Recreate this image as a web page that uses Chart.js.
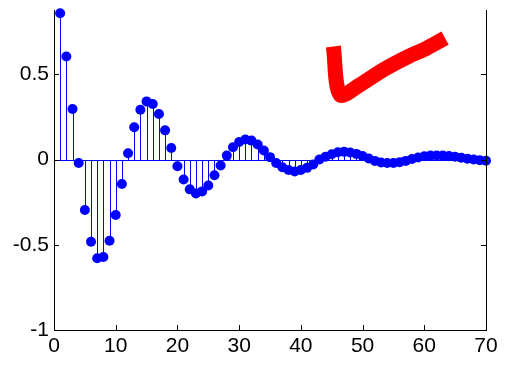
<!DOCTYPE html>
<html>
<head>
<meta charset="utf-8">
<script src="https://cdn.jsdelivr.net/npm/chart.js@4/dist/chart.umd.min.js"></script>
<style>
  html, body { margin: 0; padding: 0; background: #fff; }
  #wrap { width: 508px; height: 369px; }
</style>
</head>
<body>
<div id="wrap"><canvas id="stemChart" width="508" height="369"></canvas></div>
<script>
// sample index n and response value
const sampleIdx = [
  1, 2, 3, 4, 5, 6, 7, 8, 9, 10,
  11, 12, 13, 14, 15, 16, 17, 18, 19, 20,
  21, 22, 23, 24, 25, 26, 27, 28, 29, 30,
  31, 32, 33, 34, 35, 36, 37, 38, 39, 40,
  41, 42, 43, 44, 45, 46, 47, 48, 49, 50,
  51, 52, 53, 54, 55, 56, 57, 58, 59, 60,
  61, 62, 63, 64, 65, 66, 67, 68, 69, 70
];
const response = [
  0.858, 0.604, 0.296, -0.02, -0.296, -0.482, -0.579, -0.572, -0.476, -0.325,
  -0.144, 0.037, 0.189, 0.292, 0.341, 0.326, 0.267, 0.171, 0.068, -0.039,
  -0.117, -0.175, -0.199, -0.187, -0.152, -0.092, -0.035, 0.023, 0.072, 0.103,
  0.117, 0.111, 0.088, 0.053, 0.014, -0.02, -0.045, -0.062, -0.07, -0.062,
  -0.049, -0.029, 0.0, 0.016, 0.031, 0.043, 0.045, 0.041, 0.033, 0.02,
  0.006, -0.008, -0.018, -0.02, -0.02, -0.016, -0.008, 0.003, 0.012, 0.019,
  0.023, 0.024, 0.023, 0.02, 0.016, 0.01, 0.005, 0.0, -0.004, -0.007
];

// the red check mark, in data units
const checkX = [45.27, 46.35, 49.6, 53.37, 57.42, 60.4, 63.37];
const checkY = [0.663, 0.380, 0.439, 0.526, 0.604, 0.653, 0.712];

const xTicks = [0, 10, 20, 30, 40, 50, 60, 70];
const yTicks = [-1, -0.5, 0, 0.5];
const yMin = -1, yMax = 0.877;

const BLUE = '#0000ff';
const FONT = { family: '"Liberation Sans", Arial, Helvetica, sans-serif', size: 21 };

const stemPlugin = {
  id: 'stems',
  beforeDatasetsDraw(chart) {
    const { ctx, scales: { x, y } } = chart;
    const y0 = Math.round(y.getPixelForValue(0)) + 0.5;
    ctx.save();
    ctx.strokeStyle = BLUE;
    ctx.lineWidth = 1;
    ctx.beginPath();
    ctx.moveTo(x.getPixelForValue(0), y0);
    ctx.lineTo(x.getPixelForValue(70), y0);
    sampleIdx.forEach((n, i) => {
      const px = Math.round(x.getPixelForValue(n)) + 0.5;
      ctx.moveTo(px, y0);
      ctx.lineTo(px, y.getPixelForValue(response[i]));
    });
    ctx.stroke();
    ctx.restore();
  },
  afterDraw(chart) {
    const { ctx, chartArea: a, scales: { x, y } } = chart;
    ctx.save();
    ctx.strokeStyle = '#000';
    ctx.lineWidth = 1;
    ctx.beginPath();
    // right axis line (box), no top edge
    ctx.moveTo(a.right + 0.5, a.top);
    ctx.lineTo(a.right + 0.5, a.bottom);
    // inward ticks
    xTicks.forEach(v => {
      const px = Math.round(x.getPixelForValue(v)) + 0.5;
      ctx.moveTo(px, a.bottom);
      ctx.lineTo(px, a.bottom - 5);
    });
    yTicks.forEach(v => {
      const py = Math.round(y.getPixelForValue(v)) + 0.5;
      ctx.moveTo(a.left, py);
      ctx.lineTo(a.left + 5, py);
      ctx.moveTo(a.right, py);
      ctx.lineTo(a.right - 5, py);
    });
    ctx.stroke();
    ctx.restore();
  }
};

new Chart(document.getElementById('stemChart'), {
  type: 'scatter',
  data: {
    datasets: [
      {
        label: 'response',
        data: sampleIdx.map((n, i) => ({ x: n, y: response[i] })),
        backgroundColor: BLUE,
        borderWidth: 0,
        pointRadius: 5,
        pointHoverRadius: 5,
        clip: false
      },
      {
        label: 'check',
        type: 'line',
        data: checkX.map((v, i) => ({ x: v, y: checkY[i] })),
        borderColor: '#ff0000',
        borderWidth: 15,
        borderCapStyle: 'butt',
        borderJoinStyle: 'round',
        tension: 0.3,
        pointRadius: 0,
        fill: false
      }
    ]
  },
  options: {
    responsive: false,
    animation: false,
    events: [],
    layout: { padding: { top: 10, right: 22, left: 0, bottom: 0 } },
    plugins: { legend: { display: false }, tooltip: { enabled: false } },
    scales: {
      x: {
        type: 'linear',
        min: 0,
        max: 70,
        afterBuildTicks: s => { s.ticks = xTicks.map(v => ({ value: v })); },
        afterFit: s => { s.height = 39; s.paddingLeft = 0; s.paddingRight = 0; },
        grid: { drawOnChartArea: false, drawTicks: false },
        border: { display: true, color: '#000', width: 1 },
        ticks: { color: '#000', font: FONT, padding: 4, maxRotation: 0, callback: v => String(v) }
      },
      y: {
        type: 'linear',
        min: yMin,
        max: yMax,
        afterBuildTicks: s => { s.ticks = yTicks.map(v => ({ value: v })); },
        afterFit: s => { s.width = 54; s.paddingTop = 0; s.paddingBottom = 0; },
        grid: { drawOnChartArea: false, drawTicks: false },
        border: { display: true, color: '#000', width: 1 },
        ticks: { color: '#000', font: FONT, padding: 5, callback: v => String(v) }
      }
    }
  },
  plugins: [stemPlugin]
});
</script>
</body>
</html>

##########

* [AIM]
Copy each line in full and exactly, omitting any picture.

* [TASK RESPONSE]
Recreate this image as a web page that uses Chart.js.
<!DOCTYPE html>
<html>
<head>
<meta charset="utf-8">
<script src="https://cdn.jsdelivr.net/npm/chart.js@4/dist/chart.umd.min.js"></script>
<style>
  html, body { margin: 0; padding: 0; background: #fff; }
  #wrap { width: 508px; height: 369px; }
</style>
</head>
<body>
<div id="wrap"><canvas id="stemChart" width="508" height="369"></canvas></div>
<script>
// sample index n and response value
const sampleIdx = [
  1, 2, 3, 4, 5, 6, 7, 8, 9, 10,
  11, 12, 13, 14, 15, 16, 17, 18, 19, 20,
  21, 22, 23, 24, 25, 26, 27, 28, 29, 30,
  31, 32, 33, 34, 35, 36, 37, 38, 39, 40,
  41, 42, 43, 44, 45, 46, 47, 48, 49, 50,
  51, 52, 53, 54, 55, 56, 57, 58, 59, 60,
  61, 62, 63, 64, 65, 66, 67, 68, 69, 70
];
const response = [
  0.858, 0.604, 0.296, -0.02, -0.296, -0.482, -0.579, -0.572, -0.476, -0.325,
  -0.144, 0.037, 0.189, 0.292, 0.341, 0.326, 0.267, 0.171, 0.068, -0.039,
  -0.117, -0.175, -0.199, -0.187, -0.152, -0.092, -0.035, 0.023, 0.072, 0.103,
  0.117, 0.111, 0.088, 0.053, 0.014, -0.02, -0.045, -0.062, -0.07, -0.062,
  -0.049, -0.029, 0.0, 0.016, 0.031, 0.043, 0.045, 0.041, 0.033, 0.02,
  0.006, -0.008, -0.018, -0.02, -0.02, -0.016, -0.008, 0.003, 0.012, 0.019,
  0.023, 0.024, 0.023, 0.02, 0.016, 0.01, 0.005, 0.0, -0.004, -0.007
];

// the red check mark, in data units
const checkX = [45.27, 46.35, 49.6, 53.37, 57.42, 60.4, 63.37];
const checkY = [0.663, 0.380, 0.439, 0.526, 0.604, 0.653, 0.712];

const xTicks = [0, 10, 20, 30, 40, 50, 60, 70];
const yTicks = [-1, -0.5, 0, 0.5];
const yMin = -1, yMax = 0.877;

const BLUE = '#0000ff';
const FONT = { family: '"Liberation Sans", Arial, Helvetica, sans-serif', size: 21 };

const stemPlugin = {
  id: 'stems',
  beforeDatasetsDraw(chart) {
    const { ctx, scales: { x, y } } = chart;
    const y0 = Math.round(y.getPixelForValue(0)) + 0.5;
    ctx.save();
    ctx.strokeStyle = BLUE;
    ctx.lineWidth = 1;
    ctx.beginPath();
    ctx.moveTo(x.getPixelForValue(0), y0);
    ctx.lineTo(x.getPixelForValue(70), y0);
    sampleIdx.forEach((n, i) => {
      const px = Math.round(x.getPixelForValue(n)) + 0.5;
      ctx.moveTo(px, y0);
      ctx.lineTo(px, y.getPixelForValue(response[i]));
    });
    ctx.stroke();
    ctx.restore();
  },
  afterDraw(chart) {
    const { ctx, chartArea: a, scales: { x, y } } = chart;
    ctx.save();
    ctx.strokeStyle = '#000';
    ctx.lineWidth = 1;
    ctx.beginPath();
    // right axis line (box), no top edge
    ctx.moveTo(a.right + 0.5, a.top);
    ctx.lineTo(a.right + 0.5, a.bottom);
    // inward ticks
    xTicks.forEach(v => {
      const px = Math.round(x.getPixelForValue(v)) + 0.5;
      ctx.moveTo(px, a.bottom);
      ctx.lineTo(px, a.bottom - 5);
    });
    yTicks.forEach(v => {
      const py = Math.round(y.getPixelForValue(v)) + 0.5;
      ctx.moveTo(a.left, py);
      ctx.lineTo(a.left + 5, py);
      ctx.moveTo(a.right, py);
      ctx.lineTo(a.right - 5, py);
    });
    ctx.stroke();
    ctx.restore();
  }
};

new Chart(document.getElementById('stemChart'), {
  type: 'scatter',
  data: {
    datasets: [
      {
        label: 'response',
        data: sampleIdx.map((n, i) => ({ x: n, y: response[i] })),
        backgroundColor: BLUE,
        borderWidth: 0,
        pointRadius: 5,
        pointHoverRadius: 5,
        clip: false
      },
      {
        label: 'check',
        type: 'line',
        data: checkX.map((v, i) => ({ x: v, y: checkY[i] })),
        borderColor: '#ff0000',
        borderWidth: 15,
        borderCapStyle: 'butt',
        borderJoinStyle: 'round',
        tension: 0.3,
        pointRadius: 0,
        fill: false
      }
    ]
  },
  options: {
    responsive: false,
    animation: false,
    events: [],
    layout: { padding: { top: 10, right: 22, left: 0, bottom: 0 } },
    plugins: { legend: { display: false }, tooltip: { enabled: false } },
    scales: {
      x: {
        type: 'linear',
        min: 0,
        max: 70,
        afterBuildTicks: s => { s.ticks = xTicks.map(v => ({ value: v })); },
        afterFit: s => { s.height = 39; s.paddingLeft = 0; s.paddingRight = 0; },
        grid: { drawOnChartArea: false, drawTicks: false },
        border: { display: true, color: '#000', width: 1 },
        ticks: { color: '#000', font: FONT, padding: 4, maxRotation: 0, callback: v => String(v) }
      },
      y: {
        type: 'linear',
        min: yMin,
        max: yMax,
        afterBuildTicks: s => { s.ticks = yTicks.map(v => ({ value: v })); },
        afterFit: s => { s.width = 54; s.paddingTop = 0; s.paddingBottom = 0; },
        grid: { drawOnChartArea: false, drawTicks: false },
        border: { display: true, color: '#000', width: 1 },
        ticks: { color: '#000', font: FONT, padding: 5, callback: v => String(v) }
      }
    }
  },
  plugins: [stemPlugin]
});
</script>
</body>
</html>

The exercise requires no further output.